子プロセスで入力・書き込み処理をした理由は、
ヒアドキュメントを受け取っている最中のシグナルハンドラは親プロセスと違ったのでシグナルハンドラを変えた別のプロセスで処理するようにしたかったからです。

リダイレクション

dup2()を使い、FDが指定されていれば(3>file)そのFDで複製、指定がなければ(>file)デフォルト値(0か1)で複製します。

out_fd = open("file name",  O_WRONLY | O_CREAT | O_TRUNC, 0666);
dup2(out_fd, FD);
  • 親でリダイレクト処理する際の注意点
    親でリダイレクト処理をする=標準入出力FDを書き換えると、その後入出力先が変わってしまうので
    次の入力を受け取るまでに標準入出力FDをデフォルト値に戻す必要があります。
    dup()でFD=0~2をバックアップしておき、一連の処理が終了したら、バックアップFD(標準入出力を指してる)を使って0~2を元の標準入出力に戻します。
    一連の処理中に指定されたFD(3>fileの3)とバックアップFDが被ることが判明すれば、再度バックアップFDを取り直す必要があります。
  • その他注意点
    • 子プロセスでFDを閉じても親で閉じていなかったら開きっぱなしになっていたりなどもあります。
      自分はlsof -p "プロセスID"で開いたまま放置のFDがないか確認してました。
    • 開けるFDの上限を超える場合のエラー処理について、上限をどこに設定するか問題(ulimitで変更すればかなり大きい数字になる)があるので、システムコール(dupなど)の吐くエラーを拾って判断するようにしました。

テスト

minishellの挙動を見る際に、以下の二つのスクリプトを別ターミナルで回していました。

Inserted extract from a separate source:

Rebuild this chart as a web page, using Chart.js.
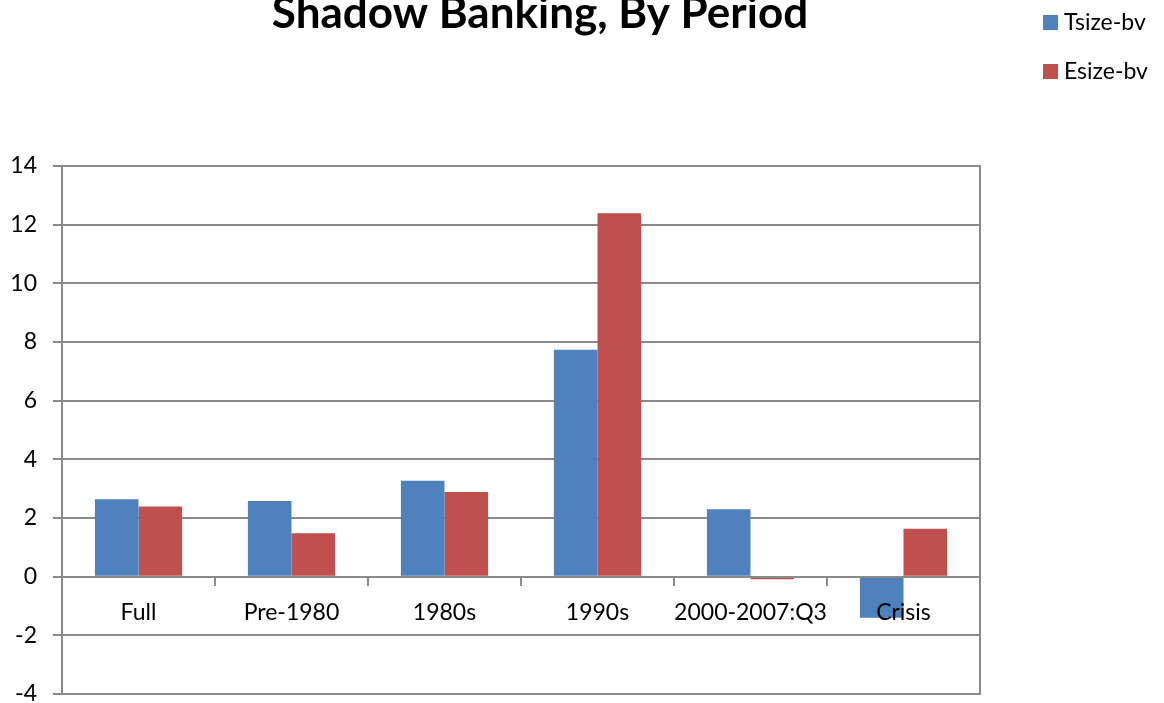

  • リーク検出(nopさんのコードを参考にしました)
    psコマンドでminishellプロセスを見つけ出して、1秒毎にリークを監視します。
    リークが検出されれば何かしら表示されるはずです。
#!/bin/bash
echo ------------ps--------------
ps | tee ps_current_process.txt | sed '/grep/d' | GREP_COLOR='0;35' egrep --color=auto '.*minishel.*|$'
echo ------------ps--------------
pid=`cat ps_current_process.txt | grep minishell | awk '{print $1}'`
echo -e "\033[35mPID->${pid}\033[m"
rm ps_current_process.txt
while [ 1 ]
do
leaks $pid 1>/dev/null
if [ $? -ne 0 ]; then
    leaks $pid
fi
sleep 1
done
  • ファイルディスクリプタの開きっぱなし検出
    1秒毎にminishellプロセスが開いているファイルを列挙するので、ファイルディスクリプタの開閉状態が確認できます。
#!/bin/bash
echo ------------ps--------------
ps | tee ps_current_process.txt | sed '/grep/d' | GREP_COLOR='0;35' egrep --color=auto '.*minishel.*|$'
echo ------------ps--------------
pid=`cat ps_current_process.txt | grep minishell | awk '{print $1}'`
echo -e "\033[35mPID->${pid}\033[m"
sleep 5
rm ps_current_process.txt
while [ 1 ]
do
lsof -p $pid
sleep 1
done

まとめ

  • 学べたこと

  • 反省点
    チーム開発では、初期段階からお互いが何をしていてどこまで進んでいるのかを把握することが完成への近道ということ・またその意見交換の難しさを体感して学べました。
    特に開発初期段階はとにかく手を動かしてみないとわからないことが多かったので、ついつい意見交換より個人的プログラミングに集中してしまって、作業が一旦落ち着いてから意見交換を挟むと膨大な量を説明することになり、相手を疲れさせてしまいました。
    どれだけ個人の作業が途中段階でも、一定の期間でお互いを把握することの方が大切だと思いました。

初めはこのプロジェクトが終わる気がしませんでしたが、チームで話し合うと少しずつ前に進み面白かったです。
最後まで一緒に取り組めたrsudoさんには感謝です。